▼

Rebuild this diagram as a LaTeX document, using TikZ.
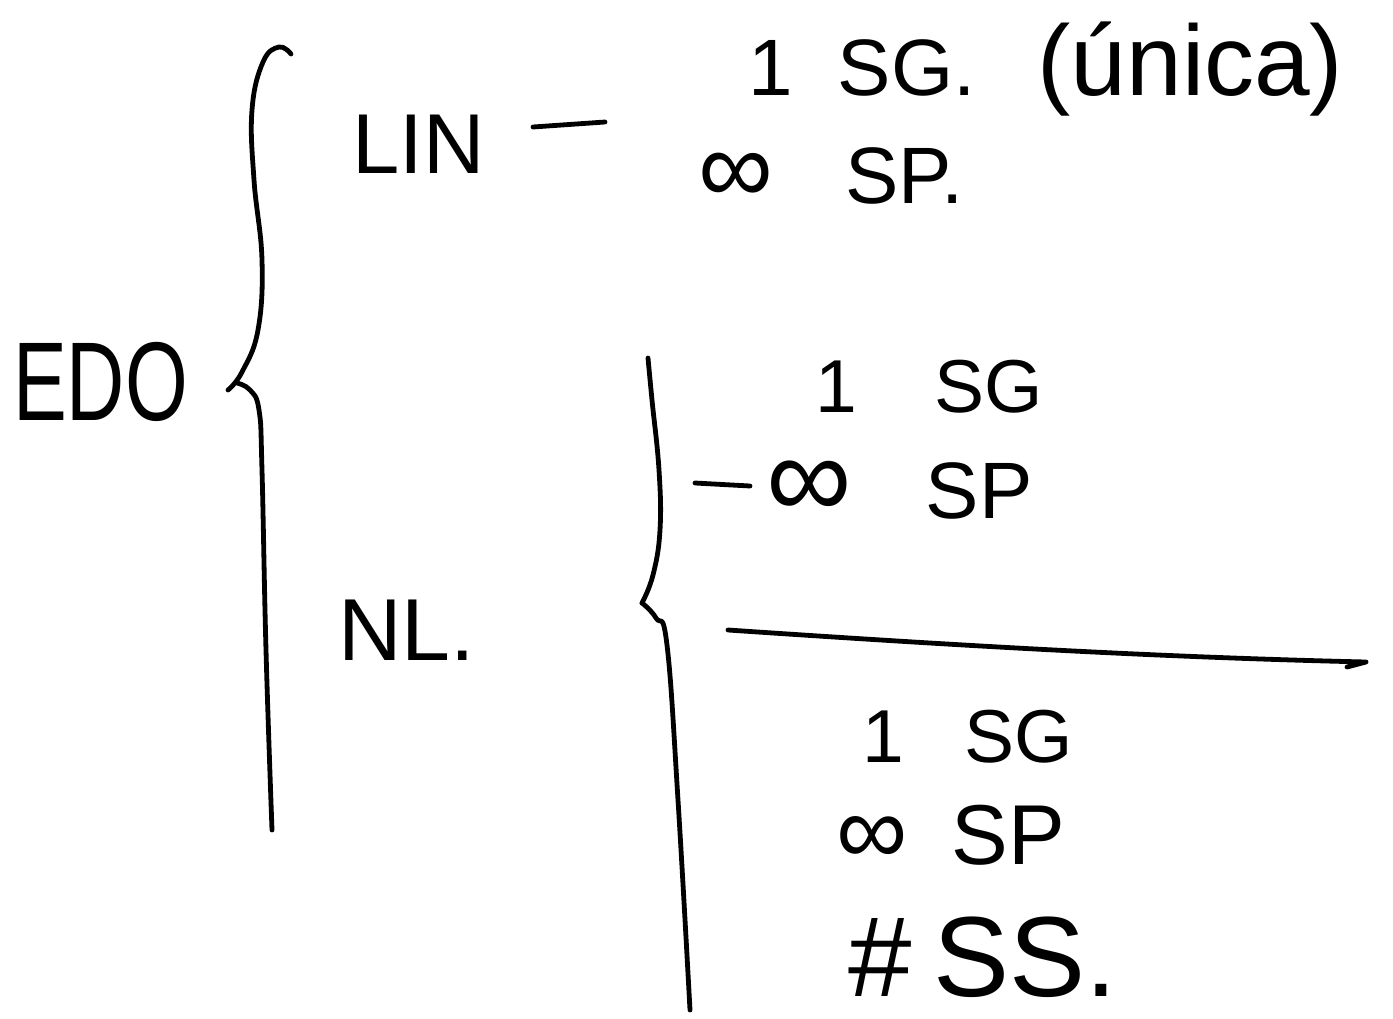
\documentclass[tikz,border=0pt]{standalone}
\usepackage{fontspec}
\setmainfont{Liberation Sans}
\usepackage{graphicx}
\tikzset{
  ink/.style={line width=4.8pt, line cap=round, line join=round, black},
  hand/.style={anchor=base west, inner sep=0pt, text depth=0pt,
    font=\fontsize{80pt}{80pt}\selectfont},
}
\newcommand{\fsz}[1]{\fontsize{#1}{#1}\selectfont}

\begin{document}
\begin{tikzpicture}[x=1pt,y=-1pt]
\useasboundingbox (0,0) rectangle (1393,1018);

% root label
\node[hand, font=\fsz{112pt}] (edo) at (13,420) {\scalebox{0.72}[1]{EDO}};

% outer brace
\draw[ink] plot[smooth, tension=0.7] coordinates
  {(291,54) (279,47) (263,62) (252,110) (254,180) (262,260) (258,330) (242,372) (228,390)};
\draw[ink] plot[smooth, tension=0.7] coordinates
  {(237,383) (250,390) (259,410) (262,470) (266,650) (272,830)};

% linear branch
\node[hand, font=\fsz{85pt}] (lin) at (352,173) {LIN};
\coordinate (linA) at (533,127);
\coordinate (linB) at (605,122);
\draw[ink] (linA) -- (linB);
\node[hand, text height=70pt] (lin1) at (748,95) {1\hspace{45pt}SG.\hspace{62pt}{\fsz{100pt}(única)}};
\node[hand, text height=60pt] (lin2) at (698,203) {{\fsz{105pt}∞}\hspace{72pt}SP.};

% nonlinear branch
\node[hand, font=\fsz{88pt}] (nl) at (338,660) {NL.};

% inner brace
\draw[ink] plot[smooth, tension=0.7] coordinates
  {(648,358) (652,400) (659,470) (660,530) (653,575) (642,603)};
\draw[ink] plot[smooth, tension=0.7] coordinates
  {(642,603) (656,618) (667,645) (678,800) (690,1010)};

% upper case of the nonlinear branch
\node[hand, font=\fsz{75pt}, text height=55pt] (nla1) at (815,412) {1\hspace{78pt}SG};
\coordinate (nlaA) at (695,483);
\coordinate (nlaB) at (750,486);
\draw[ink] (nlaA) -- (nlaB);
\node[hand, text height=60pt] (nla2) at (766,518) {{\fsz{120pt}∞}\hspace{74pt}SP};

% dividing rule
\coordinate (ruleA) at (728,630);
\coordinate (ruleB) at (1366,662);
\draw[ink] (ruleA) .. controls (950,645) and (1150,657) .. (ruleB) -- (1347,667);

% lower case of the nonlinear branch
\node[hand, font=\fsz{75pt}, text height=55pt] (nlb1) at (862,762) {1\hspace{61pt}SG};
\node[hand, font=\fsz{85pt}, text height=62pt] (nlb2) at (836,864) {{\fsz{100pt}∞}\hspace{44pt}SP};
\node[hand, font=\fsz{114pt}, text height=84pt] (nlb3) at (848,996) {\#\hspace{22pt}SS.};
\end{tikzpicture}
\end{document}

▲

#### [WHAT THE EXERCISE ASKS]
The lines from the start of the data through the line that contains "(250,390) (259,410) (262,470)" are to be returned exactly, please, with both ends included and every picture left out.

#### [CORRECT RESPONSE]
Rebuild this diagram as a LaTeX document, using TikZ.
\documentclass[tikz,border=0pt]{standalone}
\usepackage{fontspec}
\setmainfont{Liberation Sans}
\usepackage{graphicx}
\tikzset{
  ink/.style={line width=4.8pt, line cap=round, line join=round, black},
  hand/.style={anchor=base west, inner sep=0pt, text depth=0pt,
    font=\fontsize{80pt}{80pt}\selectfont},
}
\newcommand{\fsz}[1]{\fontsize{#1}{#1}\selectfont}

\begin{document}
\begin{tikzpicture}[x=1pt,y=-1pt]
\useasboundingbox (0,0) rectangle (1393,1018);

% root label
\node[hand, font=\fsz{112pt}] (edo) at (13,420) {\scalebox{0.72}[1]{EDO}};

% outer brace
\draw[ink] plot[smooth, tension=0.7] coordinates
  {(291,54) (279,47) (263,62) (252,110) (254,180) (262,260) (258,330) (242,372) (228,390)};
\draw[ink] plot[smooth, tension=0.7] coordinates
  {(237,383) (250,390) (259,410) (262,470) (266,650) (272,830)};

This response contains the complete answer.